Text4Science, a collaboration between researchers from Canada’s University of Montreal, University of Ottawa, and Burnaby’s Simon Fraser University, is seeking text message donations for a study on how the digital communications differ between languages and their effect on literacy.
“We hope to see how text messages change with languages and dialects,” said Christian Guilbault, an associate professor with SFU’s French department, noting that there are differences between the French used in France and in Quebec, a pattern he expects to see repeated in different English dialects.
The researchers also theorize that text message shortcuts, like “msg” for “message,” aren’t being lazy; rather they are being creative and imaginative in their language use.

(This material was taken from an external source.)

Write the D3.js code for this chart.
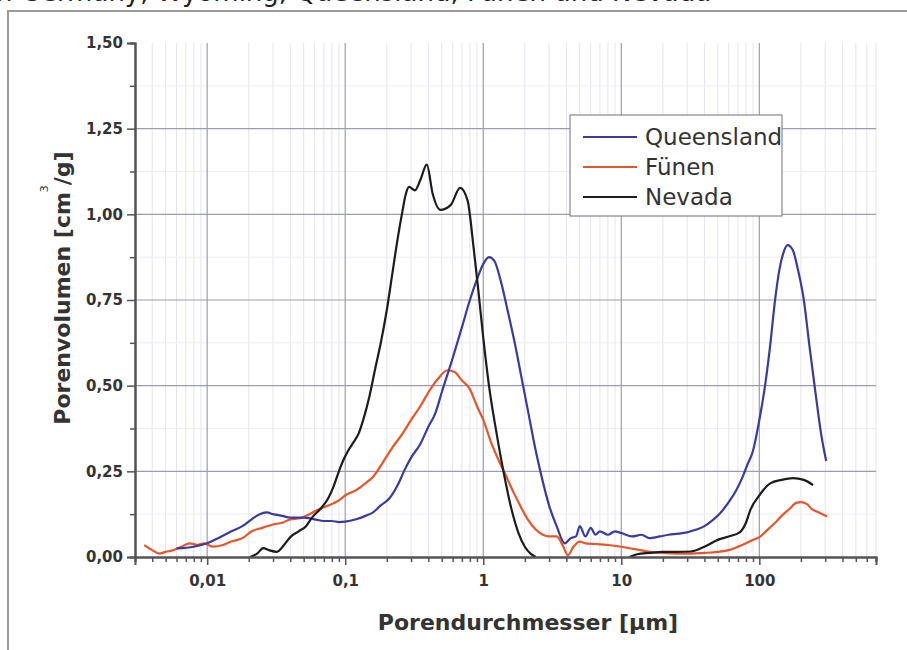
<!DOCTYPE html>
<html>
<head>
<meta charset="utf-8">
<script src="https://cdn.jsdelivr.net/npm/d3@7"></script>
<style>
  body { margin: 0; background: #fff; }
  svg { display: block; font-family: "DejaVu Sans", sans-serif; }
</style>
</head>
<body>
<div id="chart"></div>
<script>
// pore diameter [µm] and pore volume [cm3/g] per sample
const queenslandD = [0.006, 0.008, 0.01, 0.012, 0.015, 0.018, 0.021, 0.024, 0.027, 0.03, 0.035, 0.04, 0.05, 0.06, 0.07, 0.08, 0.09, 0.1, 0.12, 0.14, 0.16, 0.18, 0.21, 0.24, 0.27, 0.3, 0.35, 0.4, 0.45, 0.5, 0.6, 0.7, 0.8, 0.9, 1.0, 1.1, 1.2, 1.35, 1.5, 1.7, 1.9, 2.1, 2.4, 2.7, 3.0, 3.4, 3.9, 4.3, 4.7, 5.0, 5.5, 6.0, 6.5, 7.0, 8, 9, 10, 12, 14, 16, 19, 22, 26, 30, 35, 40, 45, 52, 60, 68, 75, 82, 90, 100, 110, 120, 130, 140, 150, 160, 175, 190, 210, 230, 255, 280, 305];
const queenslandV = [0.025, 0.03, 0.04, 0.055, 0.075, 0.09, 0.11, 0.125, 0.13, 0.125, 0.12, 0.115, 0.115, 0.11, 0.105, 0.105, 0.102, 0.103, 0.11, 0.12, 0.131, 0.15, 0.172, 0.21, 0.255, 0.29, 0.33, 0.38, 0.42, 0.48, 0.58, 0.67, 0.75, 0.81, 0.855, 0.875, 0.865, 0.8, 0.72, 0.62, 0.52, 0.43, 0.31, 0.22, 0.15, 0.09, 0.04, 0.055, 0.06, 0.09, 0.06, 0.085, 0.065, 0.075, 0.065, 0.075, 0.07, 0.06, 0.065, 0.055, 0.06, 0.065, 0.068, 0.072, 0.08, 0.09, 0.105, 0.128, 0.16, 0.195, 0.23, 0.27, 0.31, 0.4, 0.5, 0.62, 0.75, 0.84, 0.89, 0.91, 0.895, 0.84, 0.75, 0.62, 0.48, 0.36, 0.28];

const fuenenD = [0.0035, 0.004, 0.0045, 0.005, 0.0057, 0.0065, 0.0075, 0.0085, 0.0095, 0.011, 0.013, 0.015, 0.018, 0.021, 0.025, 0.03, 0.035, 0.04, 0.047, 0.055, 0.065, 0.075, 0.09, 0.1, 0.12, 0.14, 0.16, 0.19, 0.22, 0.26, 0.3, 0.35, 0.4, 0.47, 0.55, 0.62, 0.7, 0.8, 0.9, 1.0, 1.15, 1.3, 1.45, 1.65, 1.85, 2.1, 2.4, 2.7, 3.0, 3.4, 3.8, 4.1, 4.5, 5.0, 5.5, 6.5, 8, 10, 13, 16, 20, 25, 32, 40, 50, 60, 70, 80, 90, 100, 115, 130, 145, 165, 185, 200, 220, 240, 270, 310];
const fuenenV = [0.035, 0.02, 0.01, 0.015, 0.02, 0.03, 0.04, 0.035, 0.04, 0.03, 0.035, 0.045, 0.055, 0.075, 0.085, 0.095, 0.1, 0.11, 0.113, 0.125, 0.14, 0.15, 0.165, 0.18, 0.195, 0.215, 0.235, 0.28, 0.32, 0.36, 0.4, 0.44, 0.48, 0.52, 0.545, 0.54, 0.515, 0.49, 0.44, 0.4, 0.33, 0.28, 0.24, 0.19, 0.15, 0.11, 0.08, 0.065, 0.06, 0.06, 0.03, 0.005, 0.03, 0.045, 0.04, 0.038, 0.035, 0.03, 0.022, 0.015, 0.012, 0.01, 0.01, 0.012, 0.015, 0.02, 0.03, 0.04, 0.05, 0.058, 0.08, 0.1, 0.12, 0.14, 0.158, 0.16, 0.155, 0.14, 0.13, 0.118];

// null = no curve drawn (Nevada sits on the axis between ~2.5 and ~11 µm)
const nevadaD = [0.0205, 0.023, 0.0255, 0.028, 0.032, 0.036, 0.04, 0.046, 0.052, 0.058, 0.066, 0.075, 0.082, 0.09, 0.097, 0.105, 0.114, 0.125, 0.135, 0.15, 0.165, 0.18, 0.2, 0.22, 0.24, 0.26, 0.275, 0.29, 0.32, 0.35, 0.39, 0.43, 0.49, 0.58, 0.68, 0.77, 0.85, 0.92, 1.0, 1.1, 1.25, 1.4, 1.6, 1.8, 2.0, 2.2, 2.4, 5, 11.5, 13, 16, 20, 25, 32, 40, 50, 60, 72, 80, 86, 100, 120, 145, 175, 210, 245];
const nevadaV = [0.0, 0.01, 0.026, 0.02, 0.015, 0.035, 0.058, 0.075, 0.09, 0.117, 0.14, 0.17, 0.204, 0.25, 0.283, 0.31, 0.333, 0.36, 0.4, 0.47, 0.55, 0.62, 0.72, 0.83, 0.93, 1.01, 1.06, 1.08, 1.07, 1.1, 1.145, 1.06, 1.013, 1.027, 1.077, 1.04, 0.905, 0.78, 0.64, 0.5, 0.36, 0.25, 0.14, 0.07, 0.03, 0.01, 0.0, null, 0.0, 0.008, 0.012, 0.015, 0.015, 0.016, 0.03, 0.05, 0.06, 0.072, 0.1, 0.137, 0.18, 0.215, 0.225, 0.23, 0.225, 0.21];

const seriesNames = ["Queensland", "Fünen", "Nevada"];
const seriesColors = ["#3b3b9e", "#e8552a", "#1c1c1c"];

const xDomain = [0.003, 700];
const xMajor = [0.01, 0.1, 1, 10, 100];
const xLabels = ["0,01", "0,1", "1", "10", "100"];
const yMajor = [0, 0.25, 0.5, 0.75, 1.0, 1.25, 1.5];
const yLabels = ["0,00", "0,25", "0,50", "0,75", "1,00", "1,25", "1,50"];

const W = 907, H = 650;
const margin = {top: 43, left: 135, right: 31, bottom: 93};
const width = W - margin.left - margin.right;
const height = H - margin.top - margin.bottom;

const svg = d3.select("#chart").append("svg")
  .attr("width", W).attr("height", H);

// caption line above, cut off by the crop like in the scan
svg.append("text")
  .attr("x", -4).attr("y", 1)
  .attr("font-size", 26)
  .attr("fill", "#222")
  .text("n Germany, Wyoming, Queensland, Fünen und Nevada");

// outer frame
svg.append("rect")
  .attr("x", 8).attr("y", 11)
  .attr("width", W + 10).attr("height", H + 10)
  .attr("fill", "none")
  .attr("stroke", "#9a9a9a")
  .attr("stroke-width", 2);

const g = svg.append("g")
  .attr("transform", `translate(${margin.left},${margin.top})`);

const x = d3.scaleLog().domain(xDomain).range([0, width]);
const y = d3.scaleLinear().domain([0, 1.5]).range([height, 0]);

const xMinor = x.ticks().filter(t => !xMajor.some(m => Math.abs(m - t) / m < 1e-6));
const yMinor = d3.range(0.125, 1.5, 0.25);

// minor grid
g.append("g").selectAll("line").data(xMinor).join("line")
  .attr("x1", d => x(d)).attr("x2", d => x(d))
  .attr("y1", 0).attr("y2", height)
  .attr("stroke", "#e4e4ef").attr("stroke-width", 1);
g.append("g").selectAll("line").data(yMinor).join("line")
  .attr("x1", 0).attr("x2", width)
  .attr("y1", d => y(d)).attr("y2", d => y(d))
  .attr("stroke", "#ececf3").attr("stroke-width", 1);

// major grid
g.append("g").selectAll("line").data(xMajor).join("line")
  .attr("x1", d => x(d)).attr("x2", d => x(d))
  .attr("y1", 0).attr("y2", height)
  .attr("stroke", "#9c9cb8").attr("stroke-width", 1.2);
g.append("g").selectAll("line").data(yMajor.slice(1, -1)).join("line")
  .attr("x1", 0).attr("x2", width)
  .attr("y1", d => y(d)).attr("y2", d => y(d))
  .attr("stroke", "#9c9cb8").attr("stroke-width", 1.2);

// curves
const line = d3.line()
  .defined(d => d[1] !== null)
  .x(d => x(d[0])).y(d => y(d[1]))
  .curve(d3.curveMonotoneX);

const series = [
  d3.zip(queenslandD, queenslandV),
  d3.zip(fuenenD, fuenenV),
  d3.zip(nevadaD, nevadaV)
];
// draw Fünen first, then Queensland, Nevada on top
[1, 0, 2].forEach(i => {
  g.append("path")
    .datum(series[i])
    .attr("fill", "none")
    .attr("stroke", seriesColors[i])
    .attr("stroke-width", 2.2)
    .attr("stroke-linejoin", "round")
    .attr("d", line);
});

// axes
const axisColor = "#555";
const xAxisMinor = g.append("g").attr("transform", `translate(0,${height})`)
  .call(d3.axisBottom(x).tickValues(xMinor).tickSize(5).tickFormat(""));
const xAxis = g.append("g").attr("transform", `translate(0,${height})`)
  .call(d3.axisBottom(x).tickValues(xMajor).tickSize(8)
    .tickFormat((d, i) => xLabels[i]).tickPadding(10));
const yAxisMinor = g.append("g")
  .call(d3.axisLeft(y).tickValues(yMinor).tickSize(5).tickFormat(""));
const yAxis = g.append("g")
  .call(d3.axisLeft(y).tickValues(yMajor).tickSize(8)
    .tickFormat((d, i) => yLabels[i]).tickPadding(4));

[xAxisMinor, xAxis, yAxisMinor, yAxis].forEach(a => {
  a.select(".domain").attr("stroke", axisColor).attr("stroke-width", 2);
  a.selectAll(".tick line").attr("stroke", axisColor).attr("stroke-width", 1.5);
});
[xAxis, yAxis].forEach(a => {
  a.selectAll(".tick text")
    .attr("font-family", "DejaVu Sans")
    .attr("font-size", 15)
    .attr("font-weight", "bold")
    .attr("fill", "#333");
});

// axis titles
svg.append("text")
  .attr("x", 528).attr("y", 630)
  .attr("text-anchor", "middle")
  .attr("font-size", 22).attr("font-weight", "bold").attr("fill", "#333")
  .text("Porendurchmesser [µm]");

const yt = svg.append("text")
  .attr("transform", "translate(70,288) rotate(-90)")
  .attr("text-anchor", "middle")
  .attr("font-size", 22).attr("font-weight", "bold").attr("fill", "#333");
yt.append("tspan").text("Porenvolumen [cm");
yt.append("tspan").attr("dy", -22).attr("font-size", 11).attr("font-weight", "normal").text("3");
yt.append("tspan").attr("dy", 22).text("/g]");

// legend
const legend = svg.append("g").attr("transform", "translate(570,115)");
legend.append("rect")
  .attr("width", 212).attr("height", 101)
  .attr("fill", "#fff").attr("stroke", "#888").attr("stroke-width", 1.2);
seriesNames.forEach((name, i) => {
  const ly = 22 + i * 30;
  legend.append("line")
    .attr("x1", 13).attr("x2", 67).attr("y1", ly).attr("y2", ly)
    .attr("stroke", seriesColors[i]).attr("stroke-width", 2.2);
  legend.append("text")
    .attr("x", 75).attr("y", ly + 8)
    .attr("font-size", 23).attr("fill", "#333")
    .text(name);
});
</script>
</body>
</html>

That theory was one research at the University of Tasmania in Australia supported, finding a strong link between primary school children’s use of text abbreviations and improved literacy. The published study found “textisms” may drive the development of literacy skills and could improve language and learning.
For example, one researcher recorded 29 different text shortcuts for the word “tomorrow,” concluding using textisms required more sophisticated literacy skills. In addition, textese may actually boost children’s writing and reading skills, because the study found children who are good at quickly creating and interpreting textisms are also proficient at spelling and reading familiar and novel words.
Beyond language uses, texts can also reveal information about a person’s gender. Researchers at the Mitre Corporation used a machine to help determine a person’s gender just by reading their tweets, and correctly guessed the gender 76 percent of the time.
The experiment tested the different speech patterns of men and women — certain words, phrases and even punctuation — to see if it extended into cyberspace. Sociolinguists have known women laugh more than men, but they wanted to see if it translates into more exclamation points in tweets.
Mitre found that women tend to use exclamation points and words like “mom,” “yummy,” “wait,” “wanna,” “chocolate” and “hair,” in addition to extended vowels, such as “soooooo.” Men use words like “jeep,” and “Vegas” and terms like “google” and “http.”
The Canadian study will add to the growing body of work concerning text messages and what they say about our society. Many traditionalists believe the quick and easy communication tool contributes to the decline of literacy and language, a criticism study-leader Guilbault dismisses.
“When they talk to their friends they speak differently than if they were to speak to Stephen Harper [Canadian Prime Minister] or the queen or to a university professor,” he said. “Put them in an informal environment and they switch to a whole new register. It’s the same thing with writing; they are developing a new skill.”